|Lollapalooza 2013 | Photo Credit: Jenny Reece|
I know the trend right now calls for me to take a too-cool-for-school attitude about Lolla; to knock its excess hype, branding and mainstream-leaning lineup. As a fan of underground music I'm supposed to have an aneurysm eye-rolling at the likes of Mumford & Sons, The Killers and The Lumineers. Street-cred be damned, that's just not the case. Lollapalooza is Chicago's biggest and brightest party set in one of its most incredible spaces and the 2013 incarnation delivered. Here are the Friday highlights.

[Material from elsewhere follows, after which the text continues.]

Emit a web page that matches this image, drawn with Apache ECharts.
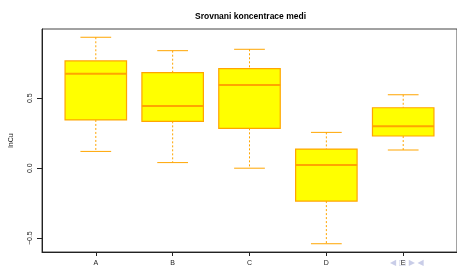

New Order's main set ended with the unmistakable rapid bass of "Blue Monday" and a manic, extended jam on orgasmic synth-pop anthem "Temptation." The band could've walked off then having played the best set of day one, but that's just not what legends do. All the spacy keys and jangling guitars faded into one focused drumbeat while Anton Corbijn's haunting video for "Atmosphere" unfolded behind the band. New Order's rhythm section was haunting as ever; Stephen Morris' drums sticks sounded soaked in lead while Tom Chapman's forlorn bass stumbled forward. The song is closely associated with the suicide of Joy Division singer Ian Curtis, thanks in large part to its placement at the end of Corbijn's film Control. Each time Curtis' image appeared on screen the crowd, now silently fixated, offered touching bouts of applause. New Order closed with a couple more Joy Division tunes: the throbbing, angstry yet ultimately danceable "Transmission" and the ever iconic "Love Will Tear Us Apart." The somewhat older crowd that turned out to see New Order shucked the sadness long enough for one more dance party before exploding into another round of applause. While Sumner's voice will never sound quite right handling Curtis' crushing lyrics, the opportunity to see Joy Division's songs live should never be missed. Then again, neither should New Order.